Pour qu’une lecture et une écoute sensibles d’une œuvre littéraire, artistique, philosophique ou humaniste se concrétisent, il faut emmener la personne étudiante à faire taire en elle le tumulte de la pensée dominante pour lui permettre de penser, de voir, d’écouter autrement ou plus lentement. Ce faisant, l’étudiant.e pourra ressentir les chocs que donnent ces grands savoirs : « Ces chocs, qui nous révèlent la beauté, l’étrangeté ou la complexité du réel, sont le plus souvent provoqués par des choses familières que l’on perçoit comme si c’était la première fois, à la faveur d’un souvenir, d’un événement, d’un rapprochement entre deux choses. » (p. 25)

Selon Marilyn Brault, le but ne consiste pas à susciter des émotions négatives : « Au contraire, il s’agit de secouer les esprits pour mettre en contact les étudiants.es avec des savoirs qui les bouleversent, les dépassent, les transcendent. Pour une écoute plus sensible du monde qui nous entoure, nous apprenons davantage lorsque mis en contact avec des savoirs plus grands que soi. Est-ce que l’on peut observer, lire un texte, travailler une connaissance sans avoir d’objectif de performance associé à ce savoir ? »

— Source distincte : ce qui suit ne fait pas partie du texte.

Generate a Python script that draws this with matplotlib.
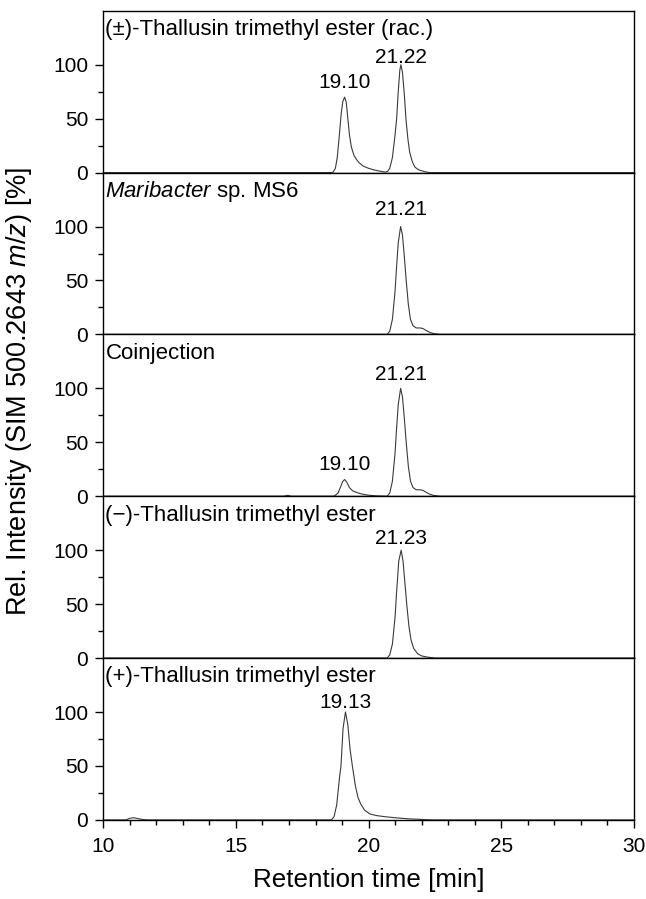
import numpy as np
import matplotlib
matplotlib.use("Agg")
import matplotlib.pyplot as plt
from matplotlib.ticker import MultipleLocator, FixedLocator

plt.rcParams['font.family'] = ['Liberation Sans', 'DejaVu Sans']
plt.rcParams['mathtext.fontset'] = 'custom'
plt.rcParams['mathtext.rm'] = 'Liberation Sans'
plt.rcParams['mathtext.it'] = 'Liberation Sans:italic'

# traces (time [min], rel. intensity [%])
rac_t = [10.0, 18.65, 18.75, 18.82, 18.90, 18.97, 19.03, 19.10, 19.16, 19.22, 19.28, 19.35,
         19.45, 19.55, 19.65, 19.80, 20.00, 20.20, 20.40, 20.55, 20.65, 20.72, 20.80, 20.90,
         21.00, 21.06, 21.12, 21.18, 21.22, 21.28, 21.35, 21.41, 21.48, 21.55, 21.65, 21.75,
         21.90, 22.10, 22.30, 30.0]
rac_y = [0, 0, 4, 14, 35, 55, 66, 70, 65, 50, 35, 24,
         16, 12, 9, 6, 4, 2.5, 1.5, 0.8, 0.5, 1.2, 4, 14,
         35, 50, 75, 95, 100, 93, 72, 50, 32, 19, 10, 5,
         2.5, 1, 0, 0]

mari_t = [10.0, 20.70, 20.80, 20.90, 21.00, 21.05, 21.12, 21.21, 21.28, 21.35, 21.42, 21.50,
          21.58, 21.68, 21.80, 21.95, 22.05, 22.15, 22.30, 22.45, 22.70, 30.0]
mari_y = [0, 0, 3, 14, 40, 60, 85, 100, 92, 72, 50, 28,
          14, 8, 6, 6, 5.5, 4, 2, 0.8, 0, 0]

coin_t = [10.0, 16.80, 16.95, 17.10, 18.70, 18.85, 18.95, 19.02, 19.10, 19.18, 19.28, 19.40,
          19.55, 19.75, 20.00, 20.30, 20.70, 20.80, 20.90, 21.00, 21.05, 21.12, 21.21, 21.28,
          21.35, 21.42, 21.50, 21.58, 21.68, 21.80, 21.95, 22.05, 22.15, 22.30, 22.45, 22.70, 30.0]
coin_y = [0, 0, 0.8, 0, 0, 3, 9, 13.5, 15.5, 13, 8, 5,
          3.5, 2, 1, 0.3, 0, 3, 14, 40, 60, 85, 100, 92,
          72, 50, 28, 14, 8, 6, 6, 5.5, 4, 2, 0.8, 0, 0]

minus_t = [10.0, 20.70, 20.80, 20.90, 21.00, 21.06, 21.14, 21.23, 21.30, 21.37, 21.44, 21.52,
           21.60, 21.70, 21.85, 22.00, 22.20, 22.50, 30.0]
minus_y = [0, 0, 3, 13, 38, 62, 90, 100, 90, 70, 50, 30,
           17, 9, 4, 2, 1, 0, 0]

plus_t = [10.0, 10.85, 11.00, 11.15, 11.30, 11.50, 11.70, 18.60, 18.70, 18.80, 18.90, 18.96,
          19.04, 19.13, 19.22, 19.30, 19.39, 19.50, 19.60, 19.70, 19.85, 20.05, 20.30, 20.60,
          21.00, 21.50, 22.10, 22.40, 30.0]
plus_y = [0, 0, 1.5, 2, 1.2, 0.3, 0, 0, 3, 14, 38, 50,
          85, 100, 88, 66, 50, 32, 21, 15, 9, 5.5, 4, 3,
          2, 1, 0.3, 0, 0]

panel_names = ['(±)-Thallusin trimethyl ester (rac.)',
               r'$\mathit{Maribacter}$ sp. MS6',
               'Coinjection',
               '(−)-Thallusin trimethyl ester',
               '(+)-Thallusin trimethyl ester']
traces = [(rac_t, rac_y), (mari_t, mari_y), (coin_t, coin_y),
          (minus_t, minus_y), (plus_t, plus_y)]
# peak labels per panel: (retention time, height, text)
peak_labels = [[(19.10, 70, '19.10'), (21.22, 100, '21.22')],
               [(21.21, 100, '21.21')],
               [(19.10, 15.5, '19.10'), (21.21, 100, '21.21')],
               [(21.23, 100, '21.23')],
               [(19.13, 100, '19.13')]]
# vertical gap between peak top and label baseline, in points
label_gaps = [[6.5, 1], [8], [6.5, 6], [4.5], [3]]

fig = plt.figure(figsize=(6.46, 8.99), dpi=100)
gs = fig.add_gridspec(5, 1, left=0.160, right=0.981, top=0.988, bottom=0.088, hspace=0)

for i, ((t, y), name, peaks, gaps) in enumerate(zip(traces, panel_names, peak_labels, label_gaps)):
    ax = fig.add_subplot(gs[i, 0])
    ax.plot(t, y, color='#3a3a3a', lw=0.8)
    ax.set_xlim(10, 30)
    ax.set_ylim(0, 150)
    ax.yaxis.set_major_locator(FixedLocator([0, 50, 100]))
    ax.yaxis.set_minor_locator(FixedLocator([25, 75]))
    ax.tick_params(axis='y', which='major', direction='out', length=6, width=1,
                   labelsize=15, pad=5)
    ax.tick_params(axis='y', which='minor', direction='out', length=3.5, width=1)
    for s in ax.spines.values():
        s.set_linewidth(1.0)
    ax.text(0.004, 0.85, name, transform=ax.transAxes, ha='left', va='baseline', fontsize=16)
    for (pt, ph, lab), gap in zip(peaks, gaps):
        ax.annotate(lab, (pt, ph), xytext=(0, gap), textcoords='offset points',
                    ha='center', va='baseline', fontsize=15)
    if i < 4:
        ax.tick_params(axis='x', which='both', bottom=False, labelbottom=False)
    else:
        ax.xaxis.set_major_locator(MultipleLocator(5))
        ax.xaxis.set_minor_locator(MultipleLocator(1))
        ax.tick_params(axis='x', which='major', direction='out', length=6, width=1,
                       labelsize=15, pad=6)
        ax.tick_params(axis='x', which='minor', direction='out', length=3.5, width=1)
        ax.set_xlabel('Retention time [min]', fontsize=18.7, labelpad=9)

fig.text(0.030, 0.565, r'Rel. Intensity (SIM 500.2643 $\mathit{m/z}$) [%]',
         rotation=90, ha='center', va='center', fontsize=19.5)

fig.savefig('out.png', dpi=100)
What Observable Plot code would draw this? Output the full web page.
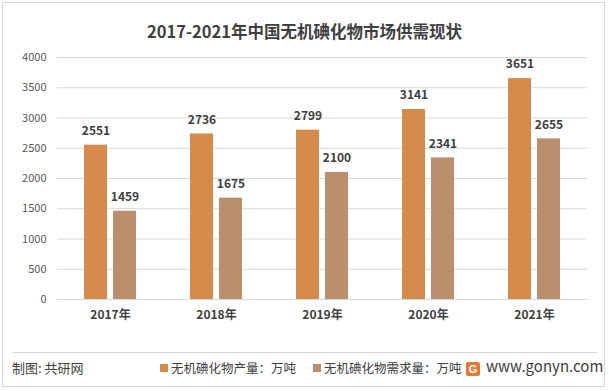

Enseigner à vivre, à bien vivre et à mieux vivre

Inspiré par les travaux d’Edgar Morin, le rapport propose de mettre de l’avant ce leitmotiv. À quoi ça sert d’apprendre, si ce n’est pas pour vivre et bien vivre ?

« Pour enseigner la condition humaine et l’identité terrienne, il est nécessaire d’aborder en classe les problèmes fondamentaux et les thèmes du savoir-vivre dans notre civilisation, qui sont actuellement absents des programmes éducatifs. Cela peut inclure, par exemple, la vie urbaine, l’éducation aux médias, l’altérité et les solidarités. Selon Edgar Morin, tout enseignement devrait nécessairement relier les connaissances transmises à l’existence humaine et à la vie. […]

« Enfin, cela implique aussi la nécessité de passer par l’enseignement du doute, de l’échec, de l’incertitude et du désordre. Vivre, c’est résoudre des conflits, faire face à l’erreur, régler des problèmes, élucider des énigmes. » (p.26)

Les recommandations

Fort de cette réflexion, le rapport propose cinq recommandations :

  1. Repenser la place de la culture humaniste et des arts dans la formation générale.

    Le comité propose de les considérer comme des piliers fondamentaux de l’éducation et de l’enseignement collégial.
  2. Mener une campagne de communication nationale.
  3. Transposer les visées de la formation générale en dehors de la classe.

    Le comité de travail invite les établissements et le personnel enseignant de la formation générale dans les cégeps à investir la société et à transposer ses visées, hors de la classe, tout en faisant entrer, dans la classe, une réflexion vivante sur la société.
  4. Briser les silos disciplinaires.
  5. Repenser les paramètres de financement entourant la formation générale.

    Le comité de travail invite donc les collèges et le MES à repenser la façon de financer la formation générale afin de donner à chaque cégep les moyens de réaliser le parcours de formation qui correspond à ses désirs, à son expertise et aux besoins de sa population.

En quoi un regard renouvelé sur la formation générale peut-il augmenter la réussite des premiers cours de philosophie et de littérature ?

Marilyn Brault croit que la réussite visée ne s’arrête pas à une note de passage dans un cours donné : « Nous visons une réussite éducative qui va permettre la poursuite des études supérieures et de s’engager dans la société en devenant un.e citoyen.ne responsable. Il faut bien sûr travailler sur la motivation en classe, susciter l’intérêt par des approches différentes. Nous pouvons aussi répondre à la quête de sens des étudiants.es en créant des liens avec le passé, le présent et en faisant vivre des expériences créatrices. Le premier cours est très important, car il s’inscrit dans la transition du secondaire au collégial. Nous faisons face à des êtres vulnérables qui sont en transformation. Il faut vraiment être dans cette approche de bienveillance, de caring, d’écoute des besoins. Ralentir pour mieux approfondir. Apprendre à apprendre. »

Les suites du rapport

Des comités d’enseignants.es se rencontrent cet automne. Dans l’ensemble, l’accueil semble positif, mais ils souhaitent avoir du temps pour faire des consultations départementales dans chaque collège. « Il y aura aussi une nécessaire hiérarchisation des nombreuses recommandations. Il faudra aussi tenir compte de ce qui a déjà été fait, car il y a beaucoup d’initiatives dans le réseau. Il y aura également des colloques sur le thème de la première session pour partager ces recommandations. Nous irons chercher l’appui des directions des études, de la Fédération des cégeps, et le Ministère aura sans doute des suites à donner », conclut Mme Brault.